|Title||Prospective Multicenter Assessment of All-Cause Mortality Following Surgery for Adult Cervical Deformity.|
|Publication Type||Journal Article|
|Year of Publication||2018|
|Authors||Smith JS, Shaffrey CI, Kim HJo, Passias P, Protopsaltis T, Lafage R, Mundis GM, Klineberg E, Lafage V, Schwab FJ, Scheer JK, Miller E, Kelly M, D Hamilton K, Gupta M, Deviren V, Hostin R, Albert T, K Riew D, Hart R, Burton D, Bess S, Ames CP|
|Corporate Authors||International Spine Study Group|
|Date Published||2018 12 01|
|Keywords||Adult, Aged, Cervical Vertebrae, Comorbidity, Female, Humans, Male, Middle Aged, Osteotomy, Prospective Studies, Spinal Curvatures|
BACKGROUND: Surgical treatments for adult cervical spinal deformity (ACSD) are often complex and have high complication rates.
OBJECTIVE: To assess all-cause mortality following ACSD surgery.
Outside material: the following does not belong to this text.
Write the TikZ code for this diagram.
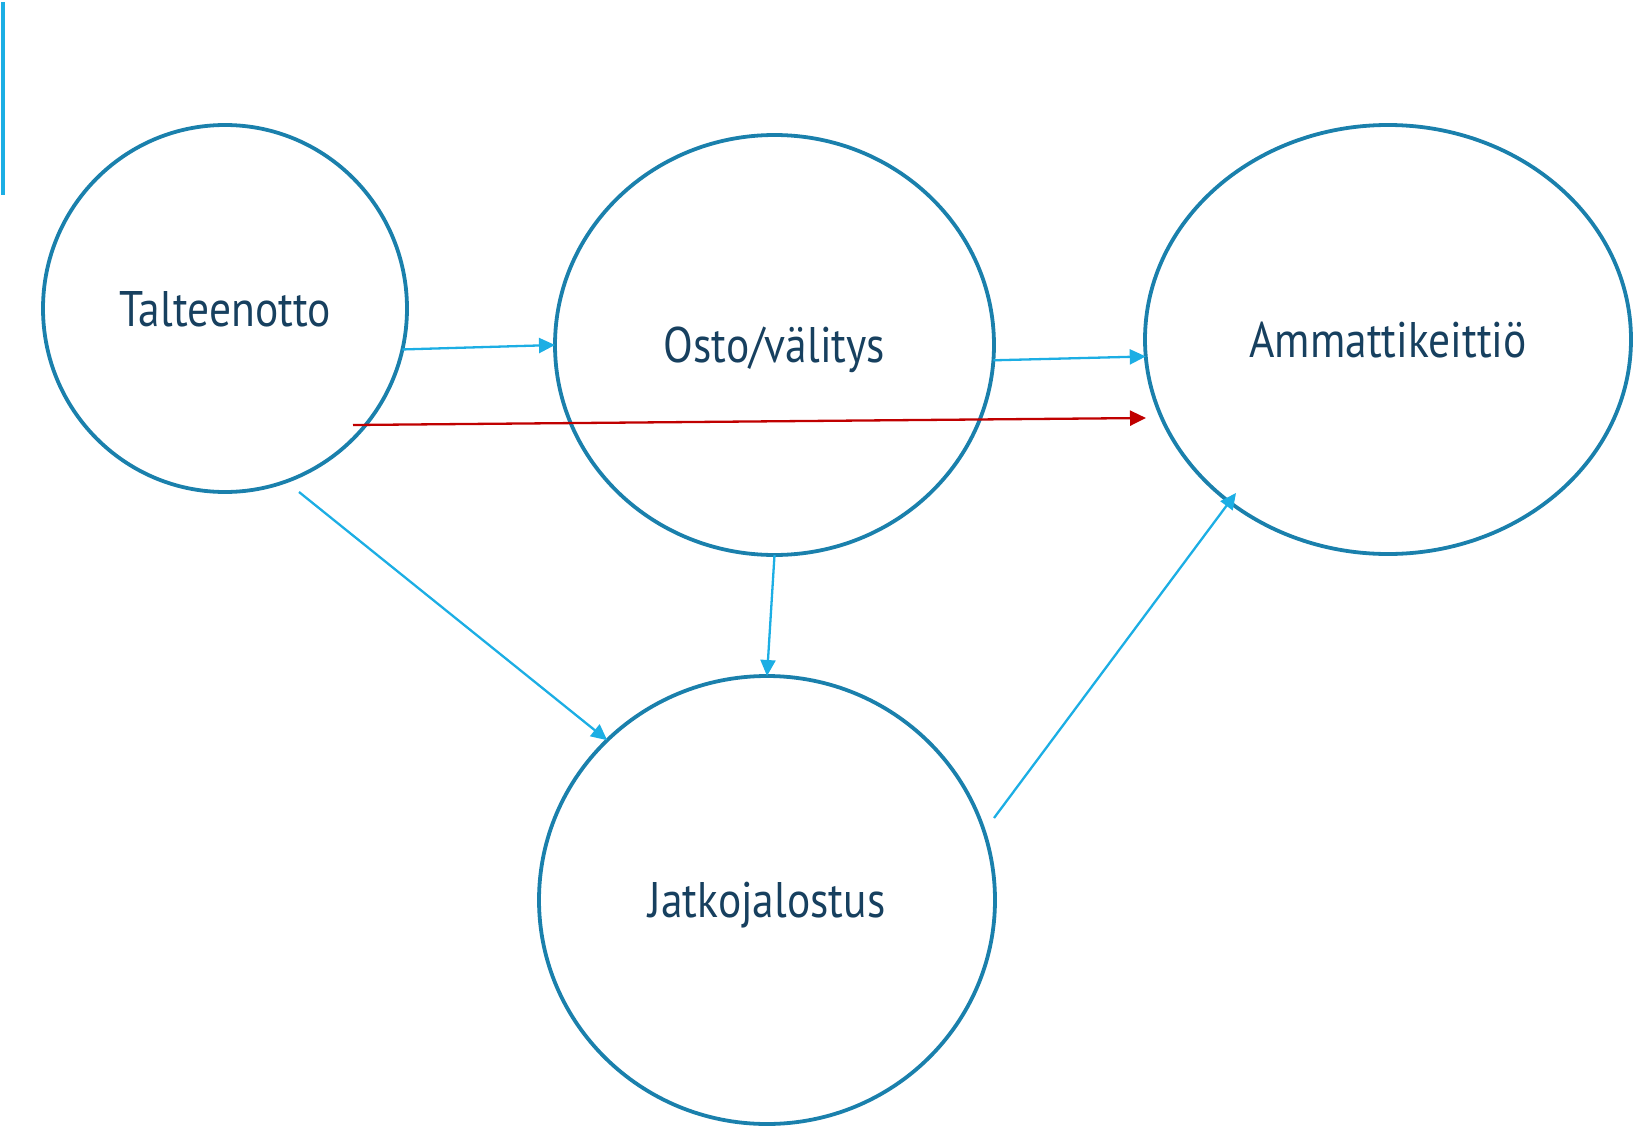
\documentclass[tikz,border=0pt]{standalone}
\usepackage{fontspec}
\setmainfont{PT Sans}[FakeStretch=0.87]
\usetikzlibrary{shapes.geometric,arrows.meta}
\definecolor{ringc}{HTML}{1A80AC}
\definecolor{arrc}{HTML}{1CAEE4}
\definecolor{redc}{HTML}{C00000}
\definecolor{txtc}{HTML}{17405F}
\begin{document}
\begin{tikzpicture}[x=1pt,y=-1pt,
  ring/.style={ellipse,draw=ringc,line width=3.8pt,inner sep=0pt,outer sep=0pt,
    text=txtc,font=\fontsize{50}{60}\selectfont,text height=35pt,text depth=0pt},
  flow/.style={draw=arrc,line width=2.3pt,-{Triangle[length=16pt,width=15pt]}},
  redflow/.style={flow,draw=redc}]
\useasboundingbox (0,0) rectangle (1641,1129);
\fill[arrc] (1,2) rectangle (5,195);
\node[ring,minimum width=364pt,minimum height=367pt] (talt) at (225,308.5) {Talteenotto};
\node[ring,minimum width=439pt,minimum height=420pt] (osto) at (774.5,345) {Osto/välitys};
\node[ring,minimum width=486pt,minimum height=429pt] (amm) at (1388,339.5) {Ammattikeittiö};
\node[ring,minimum width=456pt,minimum height=448pt] (jatk) at (767,900) {Jatkojalostus};
\coordinate (rs) at (353,425);
\coordinate (re) at (1146,418);
\coordinate (tj) at (299,492);
\coordinate (ja) at (994,818);
\coordinate (ae) at (1236,493);
\draw[flow] (talt.-13) -- (osto.west);
\draw[flow] (osto.-4) -- (amm.184);
\draw[redflow] (rs) -- (re);
\draw[flow] (tj) -- (jatk.135);
\draw[flow] (osto.south) -- (jatk.north);
\draw[flow] (ja) -- (ae);
\end{tikzpicture}
\end{document}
METHODS: ACSD patients presenting for surgical treatment were identified from a prospectively collected multicenter database. Clinical and surgical parameters and all-cause mortality were assessed.
RESULTS: Of 123 ACSD patients, 120 (98%) had complete baseline data (mean age, 60.6 yr). The mean number of comorbidities per patient was 1.80, and 80% had at least 1 comorbidity. Surgical approaches included anterior only (15.8%), posterior only (50.0%), and combined anterior/posterior (34.2%). The mean number of vertebral levels fused was 8.0 (standard deviation [SD] = 4.5), and 23.3% had a 3-column osteotomy. Death was reported for 11 (9.2%) patients at a mean of 1.1 yr (SD = 0.76 yr; range = 7 d to 2 yr). Mean follow-up for living patients was 1.2 yr (SD = 0.64 yr). Causes of death included myocardial infarction (n = 2), pneumonia/cardiopulmonary failure (n = 2), sepsis (n = 1), obstructive sleep apnea/narcotics (n = 1), subsequently diagnosed amyotrophic lateral sclerosis (n = 1), burn injury related to home supplemental oxygen (n = 1), and unknown (n = 3). Deceased patients did not significantly differ from alive patients based on demographic, clinical, or surgical parameters assessed, except for a higher major complication rate (excluding mortality; 63.6% vs 22.0%, P = .006).
CONCLUSION: All-cause mortality at a mean of 1.2 yr following surgery for ACSD was 9.2% in this prospective multicenter series. Causes of death were reflective of the overall high level of comorbidities. These findings may prove useful for treatment decision making and patient counseling in the context of the substantial impact of ACSD.